The reduction of nitrate into nitrite occurs in the second step of the mechanism where the two dimethyl-dithiolene ligands have a key role in spreading the excess of negative charge near the Mo atom to make it available for the chemical reaction. The reaction involves the oxidation of the sulfur atoms and not of the molybdenum as previously suggested. The mechanism is that of molybdenum and sulfur-based redox chemistry instead of the currently accepted redox chemistry based only on the Mo ion. The second part of the mechanism involves two protonation steps that are promoted by the presence of MoV species. MoVI intermediates might also be present in this stage depending on the availability of protons and electrons. Once the water molecule is generated only the MoVI species allow water molecule dissociation and the concomitant enzymatic turnover.
Similar to the prokaryotic nitrate reduction mechanism, in eukaryotic nitrate reductase, an oxygen in nitrate binds to Mo in the oxidation state, displacing a hydroxide ion. Then the Mo d-orbital electrons flip over, creating a double bond between Mo and that oxygen, ejecting nitrite. The Mo double bond to oxygen is reduced via electrons from NADH passed through the intramolecular transport chain.

Regulation

Nitrate reductase is regulated at the transcriptional and translational levels induced by light, nitrate, and possibly a negative feedback mechanism. First, nitrate assimilation is initiated by the uptake of nitrate from the root system, reduced to nitrite by nitrate reductase, and then nitrite is reduced to ammonia by nitrite reductase. Ammonia then goes into the GS-GOGAT pathway to be incorporated into amino acids. When the plant is under stress, instead of reducing nitrate via NR to be incorporated into amino acids, the nitrate is reduced to nitric oxide which can have many damaging effects on the plant. Thus, the importance of regulating nitrate reductase activity is to limit the amount of nitric oxide being produced.

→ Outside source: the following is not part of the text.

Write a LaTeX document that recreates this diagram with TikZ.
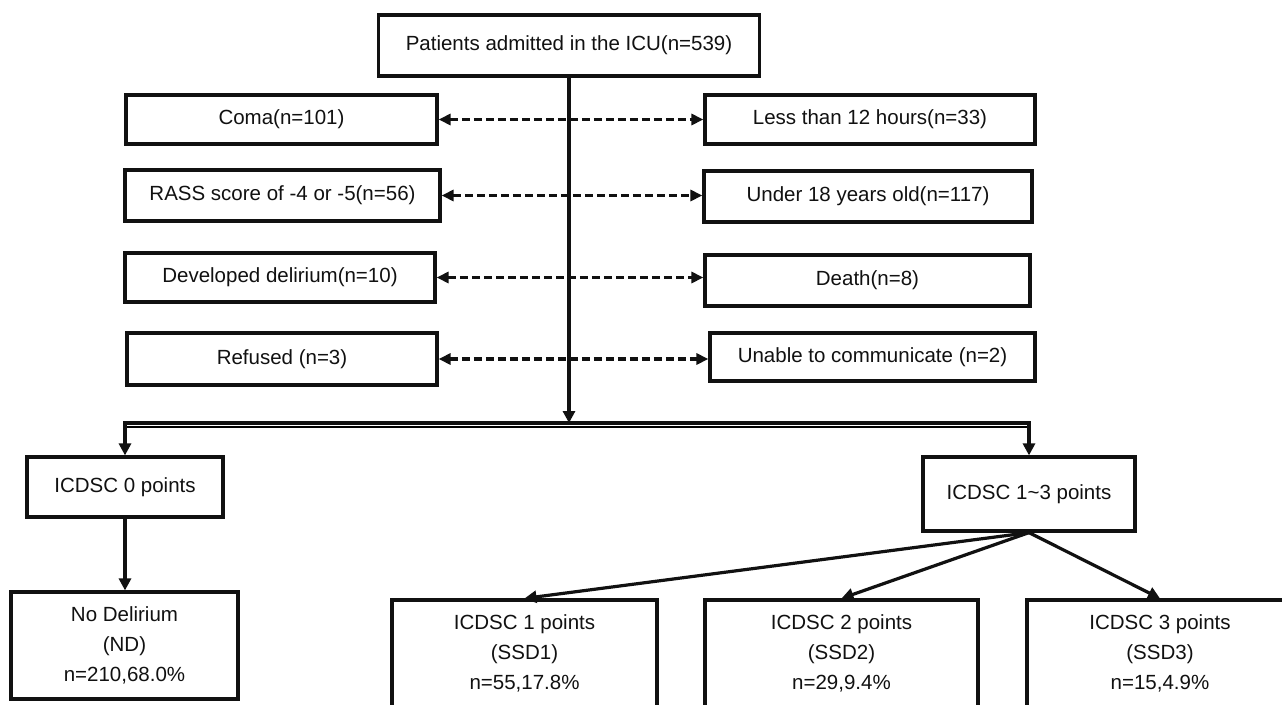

Inactivation of nitrate reductase

The inactivation of nitrate reductase has many steps and many different signals that aid in the inactivation of the enzyme. Specifically in spinach, the very first step of nitrate reductase inactivation is the phosphorylation of NR on the 543-serine residue. The very last step of nitrate reductase inactivation is the binding of the 14-3-3 adapter protein, which is initiated by the presence of Mg2+ and Ca2+. Higher plants and some algae post-translationally regulate NR by phosphorylation of serine residues and subsequent binding of a 14-3-3 protein.

Anoxic conditions

Studies were done measuring the nitrate uptake and nitrate reductase activity in anoxic conditions to see if there was a difference in activity level and tolerance to anoxia. These studies found that nitrate reductase, in anoxic conditions improves the plants tolerance to being less aerated. This increased activity of nitrate reductase was also related to an increase in nitrite release in the roots. The results of this study showed that the dramatic increase in nitrate reductase in anoxic conditions can be directly attributed to the anoxic conditions inducing the dissociation of 14-3-3 protein from NR and the dephosphorylation of the nitrate reductase.

Applications

Nitrate reductase activity can be used as a biochemical tool for predicting grain yield and grain protein production.
Nitrate reductase can be used to test nitrate concentrations in biofluids.
Nitrate reductase promotes amino acid production in tea leaves. Under south Indian conditions, it is reported that tea plants sprayed with various micronutrients along with Mo enhanced the amino acid content of tea shoots and also the crop yield.